The mystery of the incredible shrinking café

Any self respecting urban resident considers his or her local café as a sort of holy grail. Regular café goers will also state, quite vehemently if pressed, that cafés are not just places to get the daily caffeine fix, but local institutions- places to meet, exchange ideas, catch up on their browsing of internet news sites, complete their university assignments and polish off a good book. And a piece of chocolate cake or two.

So I was rather alarmed when I spotted this report in the New York Times yesterday, warning of the trend of the shrinking café. The aim is to revamp the modern café with little more than a bar and a few stools, not just in one or two establishments, but all across the board. All over Europe and the US. And what justification is given for this cold and merciless doing away with café culture? The need to utilize space as efficiently as possible. Cost cutting. In other words, it simply isn’t practical having us all lounging around, treating our local coffee outlets as substitute living rooms. Many owners, especially of smaller chains, lament the way in which almost every customer without exception now brings a laptop, plugging in and taking up vast amounts of space, the scene resembling “an office without the cubicles”, as one weary manager put it in the same article. My immediate reaction to this was one of self righteous outrage, a moral objection to what these people were saying. It is one’s right, is it not, to linger for hours over a cappuccino whilst reading a book? It’s minimalism gone mad. I mean, I admit: I’m spending about $5 to stay there for two and a half hours. Not a great return economically seen for the owners. But what were they thinking when they put in those wonderfully cushy sofas and low level lighting, not to mention the sublime jazz tinkling in the background? Did they honestly think I’d want to leave?

So now, stools are in, sofas are out. It’s all about maximizing the space. No more lounging. Order your coffee, pay, drink, leave.

Another argument invariably used to support these changes really grates on my nerves: “that’s how they do it in Italy: they go to espresso bars for a quick caffeine pit stop, and leave.” Well, last time I checked, we don’t all live in sunny Milan, where life is enjoyed at a more relaxed pace and coffee is an affordable necessity. Some of us live in rushed, grey and hectic London, where cafés are about the only places left in the whole city apart from churches, parks and libraries where it is possible to find a haven of peace and quiet. Soft tinkling jazz music in the background notwithstanding. And noisy, unchecked toddlers using the sofas as obstacle courses, and the metal trays and spoons as gongs. That brings me onto my next point. Why has nobody dared address this particular scourge? People using cafés as living rooms and portable offices? Unacceptable. Screaming children throwing fits (and sometimes food)? Not a problem. And coffee in London, Seattle and Copenhagen, for example, is quite frankly too expensive to be consumed at the speed with which the Italians drink it. We need to linger over a cup for hours, or we’d be out of pocket.

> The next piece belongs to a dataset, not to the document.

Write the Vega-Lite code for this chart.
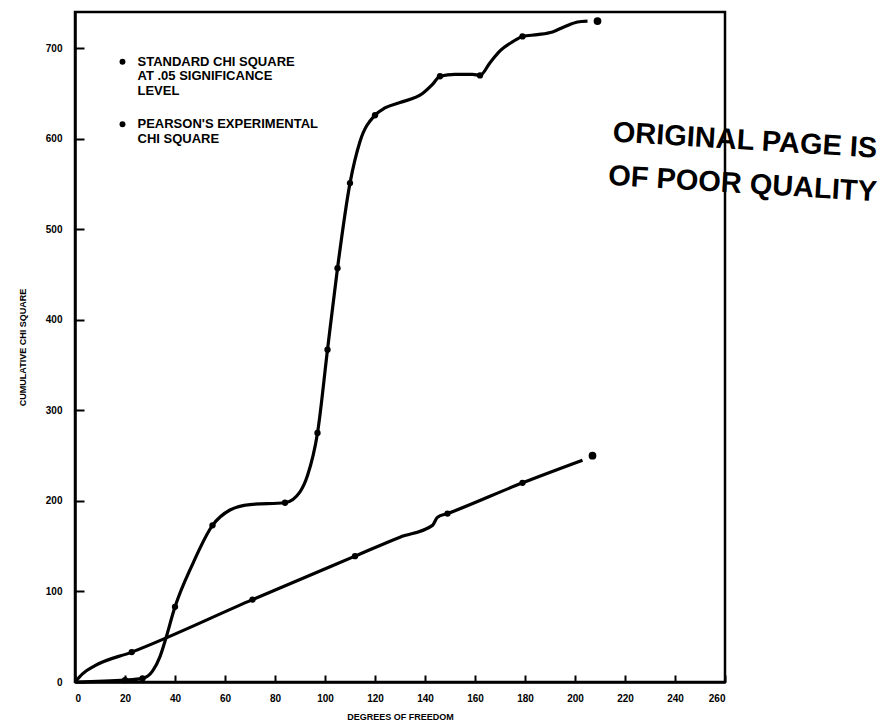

Some cities are somewhat insulated from these issues, lounging in cafés being such a long established tradition any mention of the kinds of changes outlined above would probably provoke national riots. Spain and France come immediately to mind. Coffee in these countries comes cheap and is a fixed part of the national daily routine. Lingering is part of the continental European mentality. The Dutch are also expert lingerers, but usually only on weekends. The point is, cafés are not like regular shops, so the same economics cannot really be as easily applied. Or maybe they can, but better in some cities than in others. In places where coffee culture has only fairly recently caught on- e.g. in London- people are prepared to pay for all sorts of crazy trends. If enough beautiful young celebrities are seen sipping espressos on London pavements, then this will probably become commercially viable in no time. Ditto in the US. But people need to relax. I am positively convinced that lingering is good for one’s mental and physical well being. And if cafés are no longer there in their original forms to provide this spiritual demand, then different establishments will flourish and compete to provide it instead. Fine by the consumer. Expensive coffee, sofas and jazz music may very well turn out to have been one of the decade’s oddest trends. But the need for relaxation and time away from the demands of modern city life is most certainly here to stay. Let’s just hope those disgruntled owners take heed and keep doing what they do best: good coffee, good music, good chocolate cake.